**OBJECTIVE**: Retype all of the listing exactly, passing over any picture you find.

###

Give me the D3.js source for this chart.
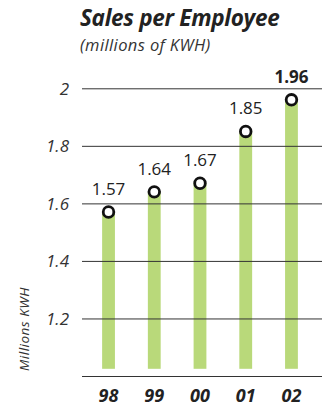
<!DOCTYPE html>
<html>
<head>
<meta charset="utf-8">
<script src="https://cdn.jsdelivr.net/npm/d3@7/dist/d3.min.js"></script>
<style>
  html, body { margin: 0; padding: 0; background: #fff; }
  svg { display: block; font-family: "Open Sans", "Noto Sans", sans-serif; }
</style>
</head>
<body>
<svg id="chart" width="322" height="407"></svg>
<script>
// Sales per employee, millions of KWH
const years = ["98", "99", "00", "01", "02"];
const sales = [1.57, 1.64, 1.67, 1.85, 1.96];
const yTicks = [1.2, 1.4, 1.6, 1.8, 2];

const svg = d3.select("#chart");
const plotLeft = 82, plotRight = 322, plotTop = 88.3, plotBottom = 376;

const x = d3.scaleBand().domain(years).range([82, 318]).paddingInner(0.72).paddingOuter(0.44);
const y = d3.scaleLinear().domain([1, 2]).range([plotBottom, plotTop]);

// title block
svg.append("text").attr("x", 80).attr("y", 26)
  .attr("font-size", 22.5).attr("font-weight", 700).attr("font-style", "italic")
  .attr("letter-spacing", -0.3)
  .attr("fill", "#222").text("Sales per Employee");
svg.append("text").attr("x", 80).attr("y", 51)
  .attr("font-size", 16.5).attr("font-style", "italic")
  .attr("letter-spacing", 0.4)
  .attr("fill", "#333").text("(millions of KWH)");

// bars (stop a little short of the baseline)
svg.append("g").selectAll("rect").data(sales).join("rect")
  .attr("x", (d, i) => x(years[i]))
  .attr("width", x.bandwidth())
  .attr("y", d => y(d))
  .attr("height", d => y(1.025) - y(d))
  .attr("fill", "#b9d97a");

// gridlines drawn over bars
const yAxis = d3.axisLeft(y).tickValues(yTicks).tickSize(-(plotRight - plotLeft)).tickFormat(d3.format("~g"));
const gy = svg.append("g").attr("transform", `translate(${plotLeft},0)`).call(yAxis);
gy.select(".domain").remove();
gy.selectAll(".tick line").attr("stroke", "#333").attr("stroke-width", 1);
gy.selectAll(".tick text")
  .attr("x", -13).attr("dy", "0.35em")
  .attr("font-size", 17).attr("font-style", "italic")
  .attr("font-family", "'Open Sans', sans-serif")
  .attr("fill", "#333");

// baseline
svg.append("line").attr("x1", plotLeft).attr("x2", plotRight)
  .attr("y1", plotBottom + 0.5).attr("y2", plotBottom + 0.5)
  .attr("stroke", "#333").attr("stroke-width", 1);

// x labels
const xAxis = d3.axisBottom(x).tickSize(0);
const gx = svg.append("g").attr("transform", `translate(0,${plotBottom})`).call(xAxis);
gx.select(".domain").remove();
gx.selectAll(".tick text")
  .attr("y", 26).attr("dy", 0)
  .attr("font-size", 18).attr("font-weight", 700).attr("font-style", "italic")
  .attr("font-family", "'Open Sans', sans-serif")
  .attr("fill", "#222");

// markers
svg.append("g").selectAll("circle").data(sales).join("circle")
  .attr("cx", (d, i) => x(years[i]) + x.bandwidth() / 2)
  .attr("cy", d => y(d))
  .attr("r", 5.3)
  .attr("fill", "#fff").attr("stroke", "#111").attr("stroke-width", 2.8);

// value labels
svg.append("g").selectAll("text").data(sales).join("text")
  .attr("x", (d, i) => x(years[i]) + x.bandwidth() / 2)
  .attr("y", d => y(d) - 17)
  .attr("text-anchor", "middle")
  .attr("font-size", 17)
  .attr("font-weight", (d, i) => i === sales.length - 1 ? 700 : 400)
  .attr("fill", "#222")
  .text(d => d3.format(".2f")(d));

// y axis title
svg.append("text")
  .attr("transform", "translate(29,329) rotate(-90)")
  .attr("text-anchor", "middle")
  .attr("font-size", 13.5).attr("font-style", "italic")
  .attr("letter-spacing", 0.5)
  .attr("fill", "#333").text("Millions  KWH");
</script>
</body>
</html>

###

**WORKED SOLUTION**:
Give me the D3.js source for this chart.
<!DOCTYPE html>
<html>
<head>
<meta charset="utf-8">
<script src="https://cdn.jsdelivr.net/npm/d3@7/dist/d3.min.js"></script>
<style>
  html, body { margin: 0; padding: 0; background: #fff; }
  svg { display: block; font-family: "Open Sans", "Noto Sans", sans-serif; }
</style>
</head>
<body>
<svg id="chart" width="322" height="407"></svg>
<script>
// Sales per employee, millions of KWH
const years = ["98", "99", "00", "01", "02"];
const sales = [1.57, 1.64, 1.67, 1.85, 1.96];
const yTicks = [1.2, 1.4, 1.6, 1.8, 2];

const svg = d3.select("#chart");
const plotLeft = 82, plotRight = 322, plotTop = 88.3, plotBottom = 376;

const x = d3.scaleBand().domain(years).range([82, 318]).paddingInner(0.72).paddingOuter(0.44);
const y = d3.scaleLinear().domain([1, 2]).range([plotBottom, plotTop]);

// title block
svg.append("text").attr("x", 80).attr("y", 26)
  .attr("font-size", 22.5).attr("font-weight", 700).attr("font-style", "italic")
  .attr("letter-spacing", -0.3)
  .attr("fill", "#222").text("Sales per Employee");
svg.append("text").attr("x", 80).attr("y", 51)
  .attr("font-size", 16.5).attr("font-style", "italic")
  .attr("letter-spacing", 0.4)
  .attr("fill", "#333").text("(millions of KWH)");

// bars (stop a little short of the baseline)
svg.append("g").selectAll("rect").data(sales).join("rect")
  .attr("x", (d, i) => x(years[i]))
  .attr("width", x.bandwidth())
  .attr("y", d => y(d))
  .attr("height", d => y(1.025) - y(d))
  .attr("fill", "#b9d97a");

// gridlines drawn over bars
const yAxis = d3.axisLeft(y).tickValues(yTicks).tickSize(-(plotRight - plotLeft)).tickFormat(d3.format("~g"));
const gy = svg.append("g").attr("transform", `translate(${plotLeft},0)`).call(yAxis);
gy.select(".domain").remove();
gy.selectAll(".tick line").attr("stroke", "#333").attr("stroke-width", 1);
gy.selectAll(".tick text")
  .attr("x", -13).attr("dy", "0.35em")
  .attr("font-size", 17).attr("font-style", "italic")
  .attr("font-family", "'Open Sans', sans-serif")
  .attr("fill", "#333");

// baseline
svg.append("line").attr("x1", plotLeft).attr("x2", plotRight)
  .attr("y1", plotBottom + 0.5).attr("y2", plotBottom + 0.5)
  .attr("stroke", "#333").attr("stroke-width", 1);

// x labels
const xAxis = d3.axisBottom(x).tickSize(0);
const gx = svg.append("g").attr("transform", `translate(0,${plotBottom})`).call(xAxis);
gx.select(".domain").remove();
gx.selectAll(".tick text")
  .attr("y", 26).attr("dy", 0)
  .attr("font-size", 18).attr("font-weight", 700).attr("font-style", "italic")
  .attr("font-family", "'Open Sans', sans-serif")
  .attr("fill", "#222");

// markers
svg.append("g").selectAll("circle").data(sales).join("circle")
  .attr("cx", (d, i) => x(years[i]) + x.bandwidth() / 2)
  .attr("cy", d => y(d))
  .attr("r", 5.3)
  .attr("fill", "#fff").attr("stroke", "#111").attr("stroke-width", 2.8);

// value labels
svg.append("g").selectAll("text").data(sales).join("text")
  .attr("x", (d, i) => x(years[i]) + x.bandwidth() / 2)
  .attr("y", d => y(d) - 17)
  .attr("text-anchor", "middle")
  .attr("font-size", 17)
  .attr("font-weight", (d, i) => i === sales.length - 1 ? 700 : 400)
  .attr("fill", "#222")
  .text(d => d3.format(".2f")(d));

// y axis title
svg.append("text")
  .attr("transform", "translate(29,329) rotate(-90)")
  .attr("text-anchor", "middle")
  .attr("font-size", 13.5).attr("font-style", "italic")
  .attr("letter-spacing", 0.5)
  .attr("fill", "#333").text("Millions  KWH");
</script>
</body>
</html>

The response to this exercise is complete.